(GIVEN REQUEST) Reproduce exactly the lines below, from the first one through the line containing "from matplotlib.lines import Line2D", and omit any pictures.

[START OF SUPPLIED DATA]

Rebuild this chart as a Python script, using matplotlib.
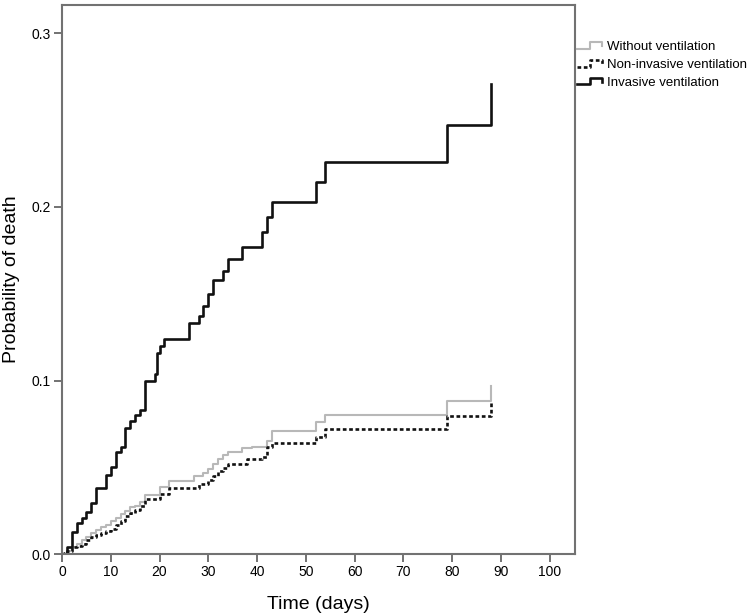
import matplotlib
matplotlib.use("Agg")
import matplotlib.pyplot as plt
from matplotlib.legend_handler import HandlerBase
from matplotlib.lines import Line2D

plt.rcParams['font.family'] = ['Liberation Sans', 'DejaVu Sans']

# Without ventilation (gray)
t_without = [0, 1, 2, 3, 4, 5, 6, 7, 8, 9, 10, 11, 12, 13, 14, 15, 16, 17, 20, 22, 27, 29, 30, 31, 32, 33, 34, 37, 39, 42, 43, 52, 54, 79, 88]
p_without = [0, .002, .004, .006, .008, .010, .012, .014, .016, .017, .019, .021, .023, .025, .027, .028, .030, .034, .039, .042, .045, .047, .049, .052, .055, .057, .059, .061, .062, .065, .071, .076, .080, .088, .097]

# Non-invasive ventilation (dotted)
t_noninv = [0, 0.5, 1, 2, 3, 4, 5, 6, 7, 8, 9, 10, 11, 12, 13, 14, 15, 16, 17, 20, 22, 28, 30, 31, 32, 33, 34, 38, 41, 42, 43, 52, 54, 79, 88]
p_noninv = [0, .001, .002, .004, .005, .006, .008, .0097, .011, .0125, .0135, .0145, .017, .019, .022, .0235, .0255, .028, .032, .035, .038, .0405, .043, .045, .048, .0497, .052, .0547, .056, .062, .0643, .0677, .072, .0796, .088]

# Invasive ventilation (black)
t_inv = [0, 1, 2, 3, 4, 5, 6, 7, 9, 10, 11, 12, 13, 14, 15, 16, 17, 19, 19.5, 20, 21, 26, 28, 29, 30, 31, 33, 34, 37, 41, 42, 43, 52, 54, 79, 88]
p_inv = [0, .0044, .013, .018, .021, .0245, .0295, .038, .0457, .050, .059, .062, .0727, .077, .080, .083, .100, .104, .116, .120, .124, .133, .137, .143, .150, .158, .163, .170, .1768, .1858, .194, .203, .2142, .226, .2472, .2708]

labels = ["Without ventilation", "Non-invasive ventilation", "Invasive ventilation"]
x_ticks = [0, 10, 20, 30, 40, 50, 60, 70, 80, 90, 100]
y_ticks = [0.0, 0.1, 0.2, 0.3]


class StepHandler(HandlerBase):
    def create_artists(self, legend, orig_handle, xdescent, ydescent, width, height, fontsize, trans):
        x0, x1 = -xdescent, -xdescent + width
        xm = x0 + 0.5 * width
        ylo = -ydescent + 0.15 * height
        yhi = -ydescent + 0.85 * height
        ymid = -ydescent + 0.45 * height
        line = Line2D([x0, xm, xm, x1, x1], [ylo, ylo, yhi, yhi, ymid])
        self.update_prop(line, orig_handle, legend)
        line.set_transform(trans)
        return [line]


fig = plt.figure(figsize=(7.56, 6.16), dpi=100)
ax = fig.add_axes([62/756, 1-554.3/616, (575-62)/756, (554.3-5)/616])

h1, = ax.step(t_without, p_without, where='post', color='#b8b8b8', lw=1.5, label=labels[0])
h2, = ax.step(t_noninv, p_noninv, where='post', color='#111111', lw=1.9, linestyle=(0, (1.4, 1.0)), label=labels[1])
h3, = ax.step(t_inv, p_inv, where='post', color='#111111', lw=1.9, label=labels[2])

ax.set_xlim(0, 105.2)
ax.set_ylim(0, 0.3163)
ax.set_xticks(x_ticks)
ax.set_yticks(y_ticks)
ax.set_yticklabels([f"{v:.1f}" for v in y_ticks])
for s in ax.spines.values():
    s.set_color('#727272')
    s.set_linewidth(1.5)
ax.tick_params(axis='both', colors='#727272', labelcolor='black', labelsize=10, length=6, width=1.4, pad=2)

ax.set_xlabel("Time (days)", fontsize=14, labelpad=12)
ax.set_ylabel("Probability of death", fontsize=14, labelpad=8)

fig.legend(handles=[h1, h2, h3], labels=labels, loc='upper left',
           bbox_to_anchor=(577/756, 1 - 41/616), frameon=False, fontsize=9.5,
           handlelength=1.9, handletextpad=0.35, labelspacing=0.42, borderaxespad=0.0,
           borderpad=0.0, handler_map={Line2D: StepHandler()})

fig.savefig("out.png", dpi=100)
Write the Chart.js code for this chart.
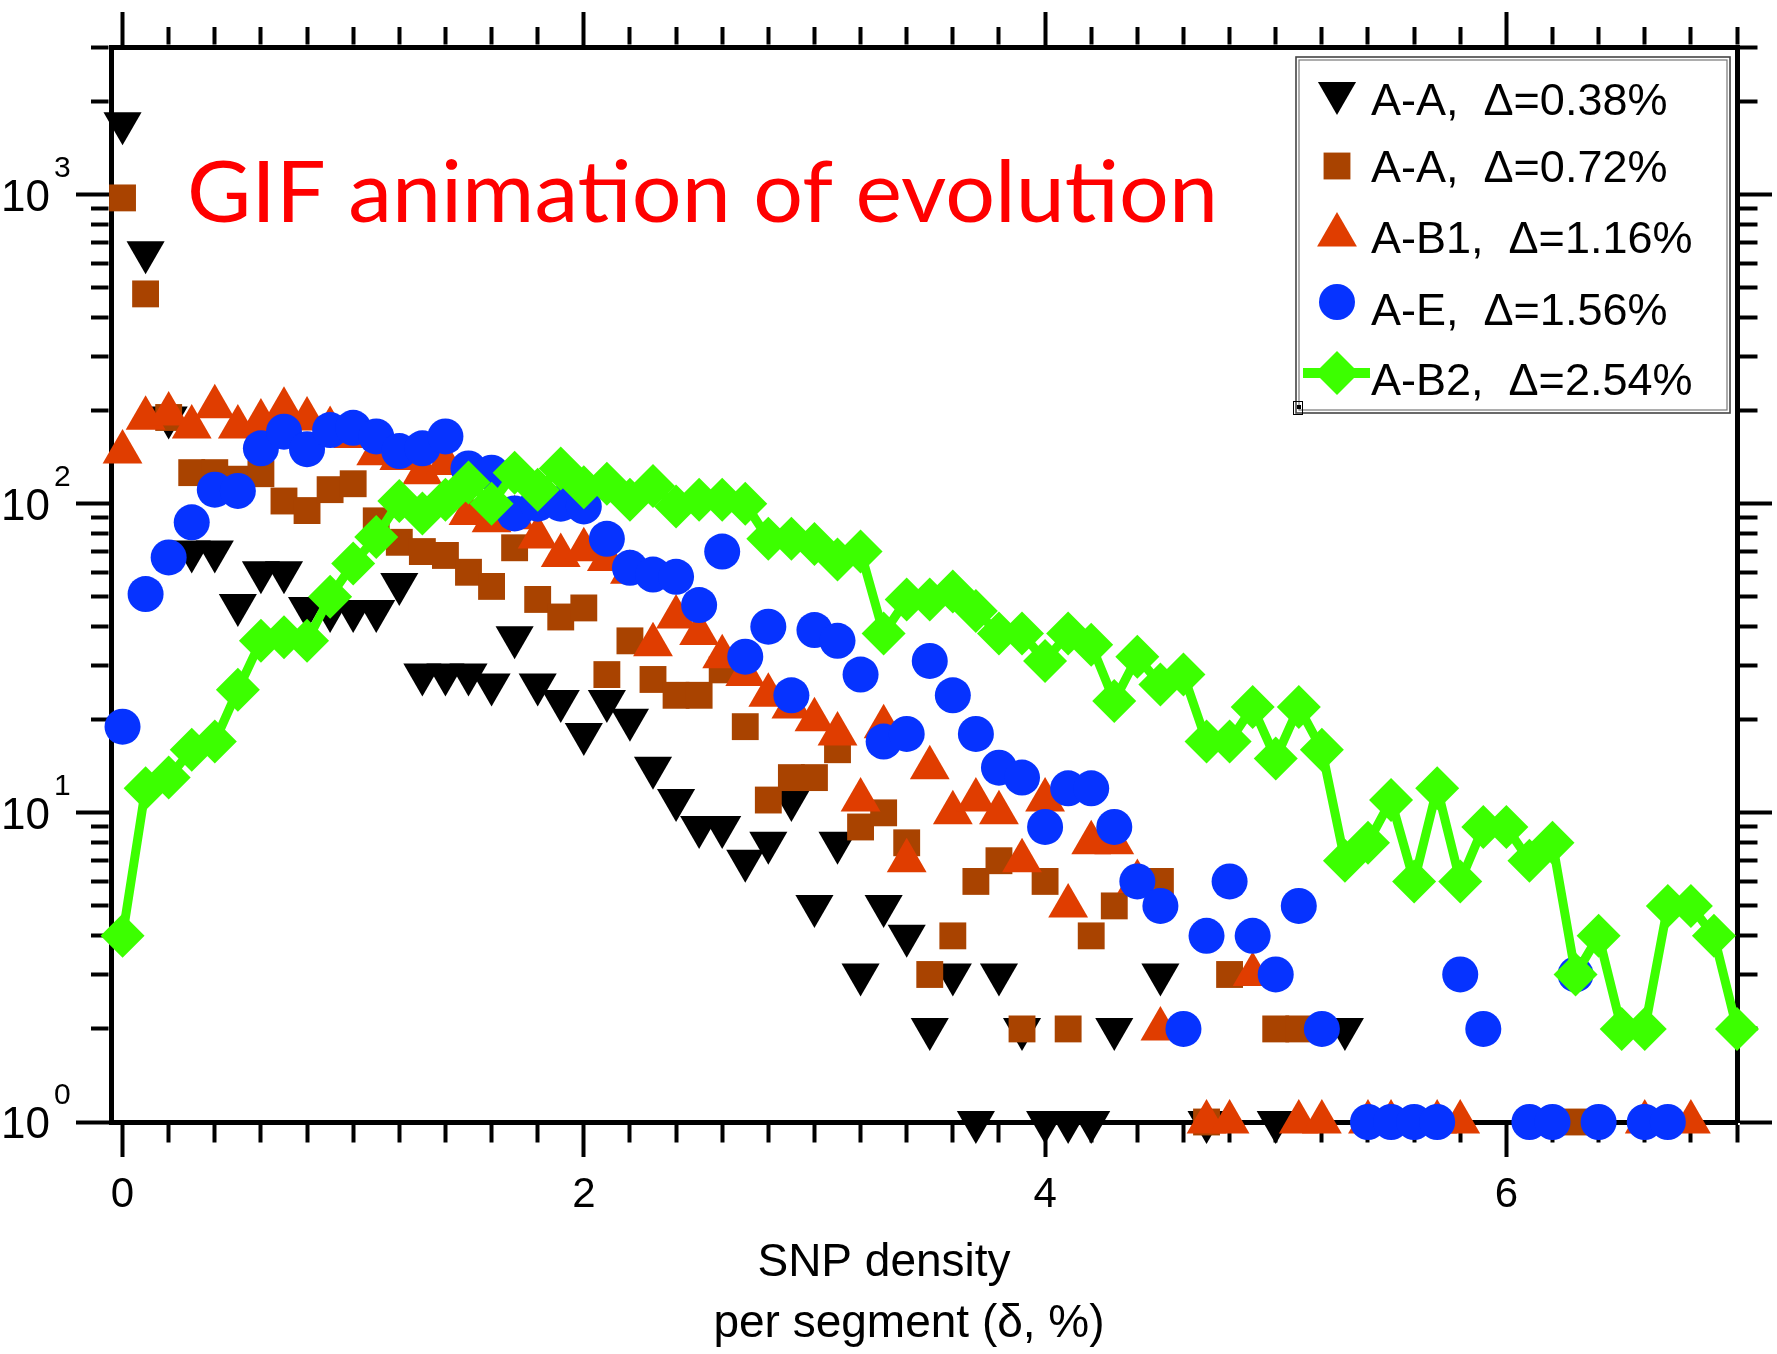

[END OF SUPPLIED DATA]

(RESULT BELOW)
Rebuild this chart as a Python script, using matplotlib.
import matplotlib
matplotlib.use("Agg")
import matplotlib.pyplot as plt
from matplotlib.legend_handler import HandlerBase
from matplotlib.lines import Line2D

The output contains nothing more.